When to remove shoring posts
Shoring posts should be removed only after the structure they are supporting can safely carry the intended load independently — not before.
Removing props too early is one of the most common causes of formwork collapse and structural failure on construction sites. The timing depends entirely on what is being shored.
When to remove concrete shoring posts
Concrete shoring posts — props supporting freshly poured slabs or beams — must remain in place until the concrete has reached sufficient strength to carry its own weight plus any imposed loads without the props.
Key rules:
- Never remove based on time alone. Curing time depends on mix design, ambient temperature, cement type, and slab thickness. A standard 32 MPa mix in warm conditions may reach 75% of design strength in 7 days; the same mix in cold weather can take significantly longer.

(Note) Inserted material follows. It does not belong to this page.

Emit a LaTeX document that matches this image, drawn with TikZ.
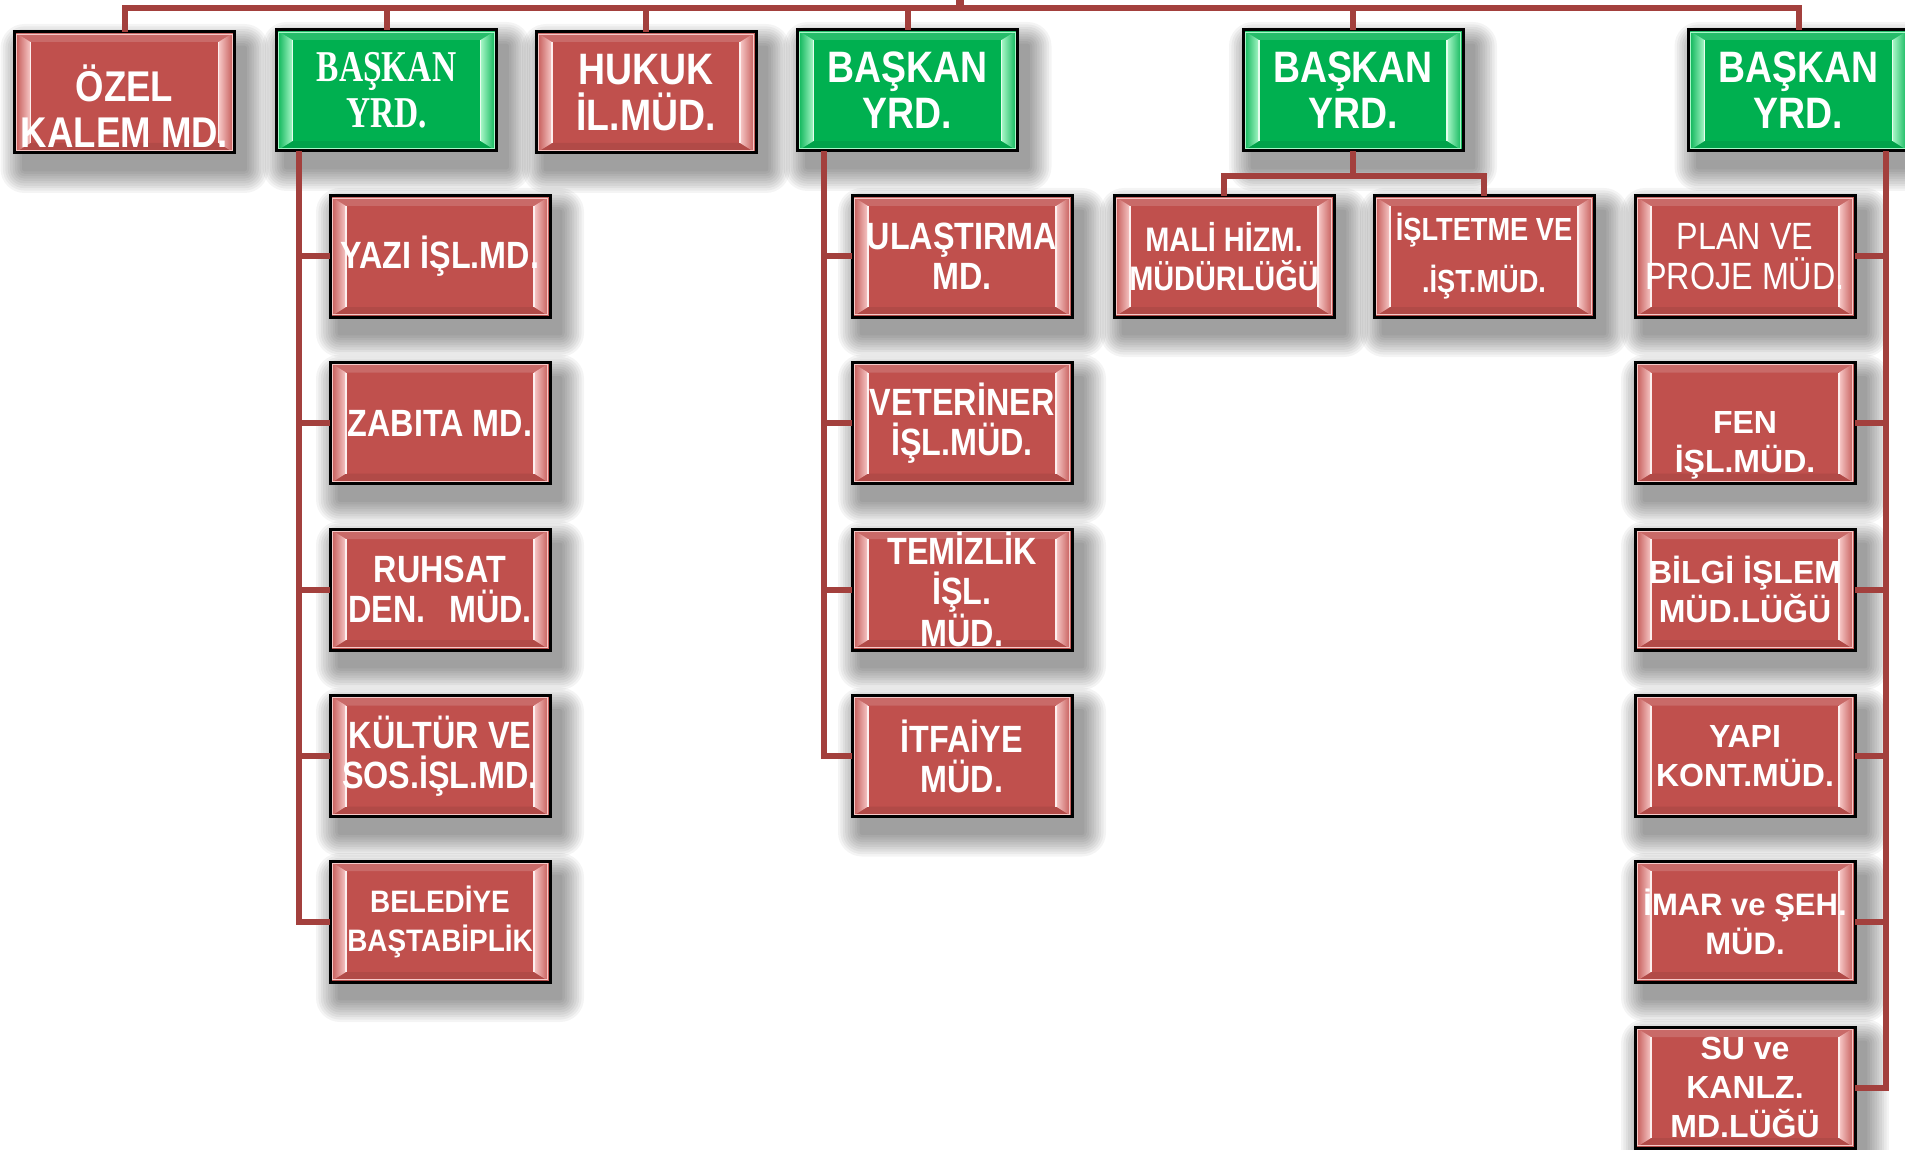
\documentclass[tikz,border=0pt]{standalone}
\usepackage{fontspec}
\setmainfont{Liberation Sans}
\newfontfamily\fn[FakeStretch=0.85]{Liberation Sans}
\newfontfamily\fm[FakeStretch=0.9]{Liberation Sans}
\newfontfamily\fw{Liberation Sans}
\newfontfamily\fs[FakeStretch=0.76]{Liberation Serif}
\usetikzlibrary{calc}
\pgfdeclarelayer{bg}
\pgfsetlayers{bg,main}
\definecolor{bred}{HTML}{C0504D}
\definecolor{bgreen}{HTML}{00B050}
\definecolor{lred}{HTML}{F7C9C8}
\definecolor{lgreen}{HTML}{A8F7C8}
\definecolor{lnc}{HTML}{A3403D}
\tikzset{
  bev/.style 2 args={path picture={
    \fill[#1!85!white] (path picture bounding box.north west) -- (path picture bounding box.north east)
      -- ([xshift=-8pt,yshift=-5pt]path picture bounding box.north east)
      -- ([xshift=8pt,yshift=-5pt]path picture bounding box.north west) -- cycle;
    \fill[#1!92!black] (path picture bounding box.south west) -- (path picture bounding box.south east)
      -- ([xshift=-8pt,yshift=5pt]path picture bounding box.south east)
      -- ([xshift=8pt,yshift=5pt]path picture bounding box.south west) -- cycle;
    \shade[left color=#1, right color=#2] (path picture bounding box.north west)
      -- ([xshift=8pt,yshift=-5pt]path picture bounding box.north west)
      -- ([xshift=8pt,yshift=5pt]path picture bounding box.south west)
      -- (path picture bounding box.south west) -- cycle;
    \shade[left color=#2, right color=#1] (path picture bounding box.north east)
      -- ([xshift=-8pt,yshift=-5pt]path picture bounding box.north east)
      -- ([xshift=-8pt,yshift=5pt]path picture bounding box.south east)
      -- (path picture bounding box.south east) -- cycle;
    \draw[white!70!#2, line width=0.7pt]
      ([xshift=8pt,yshift=-5pt]path picture bounding box.north west)
      -- ([xshift=8pt,yshift=5pt]path picture bounding box.south west);
    \draw[white!70!#2, line width=0.7pt]
      ([xshift=-8pt,yshift=-5pt]path picture bounding box.north east)
      -- ([xshift=-8pt,yshift=5pt]path picture bounding box.south east);
    \draw[#2, line width=0.5pt]
      ([xshift=1.2pt,yshift=-1.2pt]path picture bounding box.north west) rectangle
      ([xshift=-1.2pt,yshift=1.2pt]path picture bounding box.south east);
  }},
  box/.style={draw=black, line width=1.5pt, minimum width=110pt, minimum height=60.5pt,
    inner sep=0pt, outer sep=0pt, text=white, align=center},
  redbox/.style={box, fill=bred, bev={bred}{lred}},
  greenbox/.style={box, fill=bgreen, bev={bgreen}{lgreen}},
  shadowlayer/.style={fill=black, opacity=0.045},
  tA/.style={font=\fn\bfseries\fontsize{22}{23}\selectfont},
  tS/.style={font=\fs\bfseries\fontsize{22}{23}\selectfont},
  cA/.style={font=\fn\bfseries\fontsize{19}{20}\selectfont},
  cR/.style={font=\fn\fontsize{19}{20}\selectfont},
  cW/.style={font=\fw\bfseries\fontsize{16}{19.5}\selectfont},
  link/.style={draw=lnc, line width=3pt},
}
\begin{document}
\begin{tikzpicture}[x=0.5pt,y=-0.5pt]
\useasboundingbox (0,0) rectangle (1905,1150);

% top row
\node[redbox, font=\fn\bfseries\fontsize{21.5}{23}\selectfont] (ozel) at (124.5,92.5) {\mbox{}\\[9pt]ÖZEL\\KALEM MD.};
\node[greenbox, tS] (by1) at (386.5,90.5) {BAŞKAN\\YRD.};
\node[redbox, tA] (hukuk) at (646,92.5) {HUKUK\\İL.MÜD.};
\node[greenbox, tA] (by2) at (907.5,90.5) {BAŞKAN\\YRD.};
\node[greenbox, tA] (by3) at (1353,90.5) {BAŞKAN\\YRD.};
\node[greenbox, tA] (by4) at (1798.5,90.5) {BAŞKAN\\YRD.};

% column 1
\node[redbox, cA] (yazi) at (440,256.5) {YAZI İŞL.MD.};
\node[redbox, cA] (zabita) at (440,423) {ZABITA MD.};
\node[redbox, cA] (ruhsat) at (440,589.5) {RUHSAT\\DEN.\hspace{12pt}MÜD.};
\node[redbox, cA] (kultur) at (440,756) {KÜLTÜR VE\\SOS.İŞL.MD.};
\node[redbox, font=\fm\bfseries\fontsize{15.5}{19.5}\selectfont] (beled) at (440,921.5) {BELEDİYE\\BAŞTABİPLİK};

% column 2
\node[redbox, cA] (ulas) at (962,256.5) {ULAŞTIRMA\\MD.};
\node[redbox, cA] (veter) at (962,423) {VETERİNER\\İŞL.MÜD.};
\node[redbox, cA] (temiz) at (962,589.5) {TEMİZLİK\\İŞL.\\MÜD.};
\node[redbox, cA] (itfa) at (962,756) {İTFAİYE\\MÜD.};

% column 3
\node[redbox, font=\fn\bfseries\fontsize{17}{19.5}\selectfont] (mali) at (1224,256.5) {MALİ HİZM.\\MÜDÜRLÜĞÜ};
\node[redbox, font=\fn\bfseries\fontsize{16}{26}\selectfont] (islt) at (1484,256.5) {İŞLTETME VE\\.İŞT.MÜD.};

% column 4
\node[redbox, cR] (plan) at (1745,256.5) {PLAN VE\\PROJE MÜD.};
\node[redbox, cW] (fen) at (1745,423) {\mbox{}\\[14pt]FEN\\İŞL.MÜD.};
\node[redbox, cW] (bilgi) at (1745,589.5) {BİLGİ İŞLEM\\MÜD.LÜĞÜ};
\node[redbox, cW] (yapi) at (1745,756) {YAPI\\KONT.MÜD.};
\node[redbox, font=\fw\bfseries\fontsize{15.5}{19.5}\selectfont] (imar) at (1745,921.5) {İMAR ve ŞEH.\\MÜD.};
\node[redbox, cW] (su) at (1745,1087.5) {SU ve\\KANLZ.\\MD.LÜĞÜ};

% background and soft shadows
\begin{pgfonlayer}{bg}
\fill[white] (0,0) rectangle (1905,1150);
\foreach \n in {ozel,by1,hukuk,by2,by3,by4,yazi,zabita,ruhsat,kultur,beled,ulas,veter,temiz,itfa,mali,islt,plan,fen,bilgi,yapi,imar,su}{
  \foreach \i in {1,...,10}{
    \fill[shadowlayer, rounded corners=\i*1.2pt]
      ([xshift=5pt-\i*1.2pt, yshift=-8pt+\i*1.2pt]\n.north west) rectangle
      ([xshift=5pt+\i*1.2pt, yshift=-8pt-\i*1.2pt]\n.south east);
  }
}
\end{pgfonlayer}

% connectors: top bus
\coordinate (bus) at (960,8);
\coordinate (root) at (960,0);
\draw[link] (ozel.north) |- (bus) -| (by4.north);
\draw[link] (by1.north) -- (by1.north |- bus);
\draw[link] (hukuk.north) -- (hukuk.north |- bus);
\draw[link] (by2.north) -- (by2.north |- bus);
\draw[link] (by3.north) -- (by3.north |- bus);
\draw[draw=lnc, line width=4pt] (bus) -- (root);

% column 1
\coordinate (k1) at ([xshift=11pt]by1.south west);
\draw[link] (beled.west) -| (k1);
\foreach \n in {yazi,zabita,ruhsat,kultur} \draw[link] (\n.west) -- (\n.west -| k1);

% column 2
\coordinate (k2) at ([xshift=13pt]by2.south west);
\draw[link] (itfa.west) -| (k2);
\foreach \n in {ulas,veter,temiz} \draw[link] (\n.west) -- (\n.west -| k2);

% column 3
\coordinate (k3) at ([yshift=-12.5pt]by3.south);
\draw[link] (by3.south) -- (k3);
\draw[link] (mali.north) |- (k3) -| (islt.north);

% column 4
\coordinate (k4) at ([xshift=-11.5pt]by4.south east);
\draw[link] (su.east) -| (k4);
\foreach \n in {plan,fen,bilgi,yapi,imar} \draw[link] (\n.east) -- (\n.east -| k4);
\end{tikzpicture}
\end{document}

- Use cylinder or cube test results. The standard approach is to strip formwork once concrete test cylinders (cured alongside the pour) reach a minimum of 75% of the specified 28-day compressive strength — or as directed by the structural engineer of record.
- Shoring for concrete operations should be left in place until the engineer’s de-propping sequence is followed. On multi-storey construction, this typically means maintaining at least one or two floors of reshoring below the active pour floor to distribute loads through partially cured slabs.
- De-prop in sequence. Remove props from the centre of a span outward, or per the sequence specified in the formwork design. Removing edge props first can induce cantilever moments the slab is not yet able to resist.
- Inspect before striking. Before removing any prop, confirm there are no visible cracks, deflection, or signs of distress in the concrete above.
As a general rule for residential suspended slabs: minimum 7 days for one-way slabs with standard mixes in warm conditions, 14 days or more for two-way slabs or thicker elements. In commercial and industrial construction, always follow the structural engineer’s documented stripping schedule — no exceptions.